La démarche de Mike Alfaro est claire : "Je voulais trouver un moyen de représenter les Latinx d'une manière plus moderne et je voulais avoir un prisme hispanique pour observer la génération des Millénials."
© Millenial Loteria
La Lotería : célébrer la culture mexicaine en décolonisant l'imaginaire américain
Briser les stéréotypes c'est aussi l'objectif de l'artiste Teresa Villegas. Son exposition itinérante "La Lotería: An Exploration of Mexico" est née du désir de faire connaître la culture mexicaine aux Américains.
"De nombreux Américains ne connaissent que les stéréotypes associés aux Mexicains : travailleur journalier, femme de ménage ou nounou d'enfant. Je voulais changer cette perception, (...) sensibiliser le peuple américain à nos voisins du sud de la frontière.
Les 54 peintures représentent les icônes qui peuplent le Mexique, avec une dose d'humour, d'ironie et de spiritualité. Ces trois piliers permettent aux Mexicains de préserver leur santé mentale dans un contexte qui, parfois, semble être contrôlé par l'irrationnel."
© Teresa Villegas
L'artiste a choisi de représenter des figures féminines fortes, dont les voix ne sont souvent pas entendues.
"La Corona" fait référence aux religieuses dont les portraits étaient peints avant leur entrée au couvent. Au XVIIe siècle, après avoir prononcé leurs vœux, elles étaient cloîtrées définitivement et leurs proches ne pouvaient plus jamais revoir leur visage.
"La Muñeca" est une poupée en papier mâché affichée dans les vitrines des maisons closes par les prostituées pour indiquer leur disponibilité.
"La Corregidora" représente la révolutionnaire Doña Josefa Ortiz de Domínguez, dont les murmures ont aidé à libérer le Mexique de l'Espagne.

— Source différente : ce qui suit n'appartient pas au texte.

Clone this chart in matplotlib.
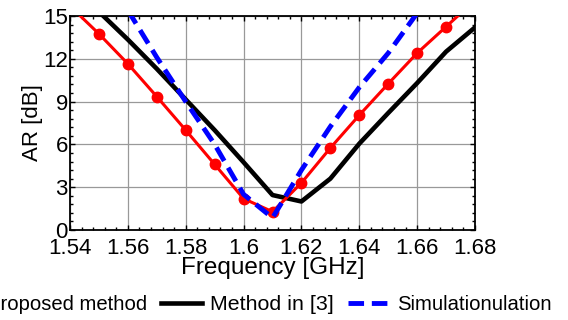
import matplotlib
matplotlib.use("Agg")
import matplotlib.pyplot as plt
from matplotlib.ticker import AutoMinorLocator

plt.rcParams['font.family'] = ['Liberation Sans', 'DejaVu Sans']

# Data
freq_proposed = [1.54, 1.55, 1.56, 1.57, 1.58, 1.59, 1.60, 1.61, 1.62, 1.63, 1.64, 1.65, 1.66, 1.67, 1.68]
ar_proposed = [15.7, 13.75, 11.65, 9.35, 7.0, 4.6, 2.2, 1.28, 3.3, 5.75, 8.05, 10.25, 12.4, 14.25, 16.1]

freq_method3 = [1.55, 1.56, 1.57, 1.58, 1.59, 1.60, 1.61, 1.62, 1.63, 1.64, 1.65, 1.66, 1.67, 1.68]
ar_method3 = [15.3, 13.35, 11.3, 9.15, 7.0, 4.75, 2.45, 2.0, 3.6, 6.05, 8.2, 10.3, 12.5, 14.2]

freq_sim = [1.56, 1.57, 1.58, 1.59, 1.60, 1.61, 1.62, 1.63, 1.64, 1.65, 1.66]
ar_sim = [15.4, 12.1, 9.0, 6.0, 2.5, 0.85, 4.2, 7.25, 10.0, 12.4, 15.2]

xticks = [1.54, 1.56, 1.58, 1.60, 1.62, 1.64, 1.66, 1.68]
xticklabels = ["1.54", "1.56", "1.58", "1.6", "1.62", "1.64", "1.66", "1.68"]
yticks = [0, 3, 6, 9, 12, 15]

labels = ["Proposed method", "Method in [3]", "Simulationulation"]

fig = plt.figure(figsize=(5.68, 3.2), dpi=100)
ax = fig.add_axes([70/568, 1-230/320, 405/568, 214/320])

l1, = ax.plot(freq_proposed, ar_proposed, color='#ff0000', lw=2.2, marker='o', markersize=7.5,
              label=labels[0], zorder=4)
l2, = ax.plot(freq_method3, ar_method3, color='black', lw=3.3, label=labels[1], zorder=3)
l3, = ax.plot(freq_sim, ar_sim, color='#0000ff', lw=3.5, dashes=(3.2, 1.6), label=labels[2], zorder=5)

ax.set_xlim(1.54, 1.68)
ax.set_ylim(0, 15)
ax.set_xticks(xticks)
ax.set_xticklabels(xticklabels)
ax.set_yticks(yticks)
ax.xaxis.set_minor_locator(AutoMinorLocator(5))
ax.yaxis.set_minor_locator(AutoMinorLocator(5))
ax.tick_params(which='both', direction='in', top=True, right=True, labelsize=16, width=1)
ax.tick_params(axis='x', pad=5.5)
ax.tick_params(axis='y', pad=1.5)
ax.tick_params(which='major', length=3.5)
ax.tick_params(which='minor', length=2.2)
ax.grid(True, which='major', color='#999999', lw=0.9)
for s in ax.spines.values():
    s.set_linewidth(1.3)

ax.set_xlabel("Frequency [GHz]", fontsize=17.5, labelpad=-1.5)
ax.set_ylabel("AR [dB]", fontsize=16, labelpad=0)

leg = fig.legend([l1, l2, l3], labels, loc='center left', bbox_to_anchor=(-62/568, 1-305/320),
                 ncol=3, frameon=False, borderpad=0, borderaxespad=0, handlelength=2.0,
                 handletextpad=0.4, columnspacing=0.72, fontsize=14.6)
t = leg.get_texts()[1]
t.set_fontsize(15.4)

fig.savefig("out.png", dpi=100)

Enfin, aucune autre image de femme n'est aussi répandue au Mexique que celle de la Vierge, dont les représentations vont du divin au grand art kitsch comme dans "La Vierge phosphorescente."
Conclusion
Objet artistique et politique, la Lotería n'est plus seulement un jeu destiné à être joué. S'émancipant de son cadre ludique, le bingo mexicain est désormais un outil de prédilection pour véhiculer des messages et des revendications.
Ainsi, l'artiste Yuyi Morales s'empare d'une carte symbolique de la Lotería pour signifier sa résistance : "Dans la version traditionnelle de Lotería, "El Valiente" représente un homme macho portant un couteau plein de sang dans une main et un sarape dans l'autre. Pendant longtemps, j'ai ressenti un grand besoin de redéfinir et de démystifier le récit patriarcal de ce que signifie être courageux.
Avec "La Valiente", je veux honorer et célébrer les femmes, en tant que véritable incarnation du combat courageux, et souvent douloureux, pour la dignité, le respect et la justice, qui est maintenant devenu encore plus urgent que jamais."